[mythtv-users] Planning Tuners and Disk I/O for a MythTVBackend System
Jim Beckett
beckett.jim at gmail.com
Mon Feb 8 10:42:12 UTC 2010
Raymond Wagner wrote:
> The innermost track of a 1.5TB 5400RPM drive is going to push 50MB/s
> sequentially. With some safe estimates of 30 seeks/sec, and a 15ms
> seek latency, almost half the time would be spent seeking, dropping
> throughput to 25MB/s (ignoring onboard cache and NCQ). Those twelve
> recordings each at a respectable 16mbps will use 24MB/s. That puts it
> in the realm of possible, but probably not without problems. Of
> course if you own 12 tuners, you should have no problem getting
> multiple hard drives to record to.
>
>
> ... Striping causes the same exact problem. You still have all the
> disks seeking in unison, you just end up with significantly higher
> throughput. If you've got proper hardware RAID with write-back cache,
> it may be able to re-order the writes to be more sequential. The
> whole purpose of Storage Groups added in 0.21 was to allow you to add
> multiple independent drives to MythTV, and allow it to properly load
> balance between them.
>
I am appreciative of all the responses that I have received on this
topic. (Although, I'm extremely embarrassed that the initial set of
'facts' I was using were so horribly incorrect.)
This discussion has illustrated some things about my current storage
system that are probably just flat wrong, and that I should fix, before
I even think about the requirements for a new system down the road.
First the background, and then a load of questions at the end...
One mistake is that all of my partitions are ext3, and I should probably
change the recording partitions to xfs, or another file system that
handles large files better.
(I haven't noticed any issues with the current ext3 file systems I have
in place, but that could be due to inattention and dumb luck, as much as
anything. I think I should fix this for good measure, if nothing else.)

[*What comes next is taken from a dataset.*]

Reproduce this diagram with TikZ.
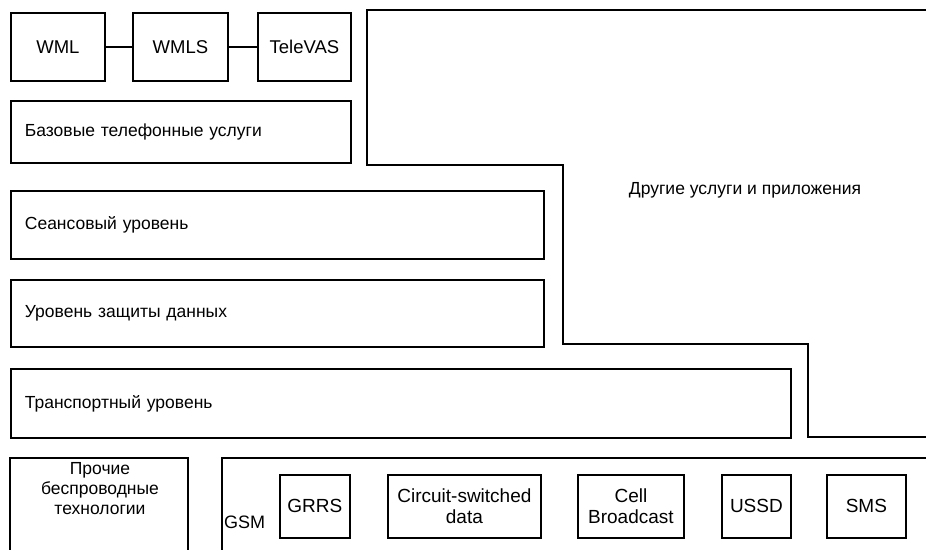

Another mistake I think I have made was using my USB2 500GB drive for an
additional recording storage area.
I think that this recordings storage area should probably be moved to
one of the internal SATA drives, and any music, pictures, and video
storage groups, should probably move to the USB disk.
My thinking is that the primary use on the USB disk should be read
mostly, and would only see occasional write activity on it.
The last mistake I see is that the way I have these disks partitioned is
a mess (IMO):
Filesystem Size Used Avail Use% Mounted on
/dev/sda1 55G 2.7G 49G 6% /
/dev/sda3 138G 188M 131G 1% /livetv
/dev/sda4 267G 154G 100G 61% /recordings
/dev/sdb1 3.8G 97M 3.5G 3% /pictures
/dev/sdb2 376G 169G 189G 48% /videos
/dev/sdb5 9.4G 2.9G 6.1G 33% /music
/dev/sdb6 68G 822M 64G 2% /datashare
/dev/sdc1 459G 325G 111G 75% /recordings2
So in order to clean up my storage issues, I think I would probably want
to have it set up like this, and used balanced IO in MythTV for recordings:
/dev/sda (first internal disk) - 500.1GB SATA ~73 MB/s disk reads
sda1, 60GB, mount point /, Ext3
sda2, 400GB, mount point /recordings, XFS
/dev/sdb (second internal disk) - 500.1GB SATA ~73 MB/s disk reads
sdb1, 4GB, swap space
sdb2, 56GB, mount point /livetv, XFS
sdb3, 400GB, mount point /recordings2, XFS
/dev/sdc (USB 2.0 - 500.1GB External drive) ~31 MB/s disk reads
sdc1, 400GB, mount point /media/disk, FAT32 ***
sdc2, 60GB, mount point /datashare, FAT32
(*** will hold videos, music, and pictures, and I assume I'll need to
fix these locations in Myth, and Samba)
Does this look like a better use of disk space for a dedicated FE/BE
MythTV system?
Is there any performance increase/decrease that would mean I should do
this differently?
Will the new sda1 partition be large enough, or is 60GB too big?
I see XFS, and EXT4, talked about a lot for large file types. Which of
these, or possibly another, would be the best choice for the recordings
directory?
I'm thinking FAT32 on the USB drive for portability, if I ever want to
mount it temporarily on another system. Shouldn't be a problem for
MythTV, should it?
Lastly, I have 2GB of RAM installed in this system, should I even bother
with the swap partition?
Any advice, guidance, or constructive criticism is welcome!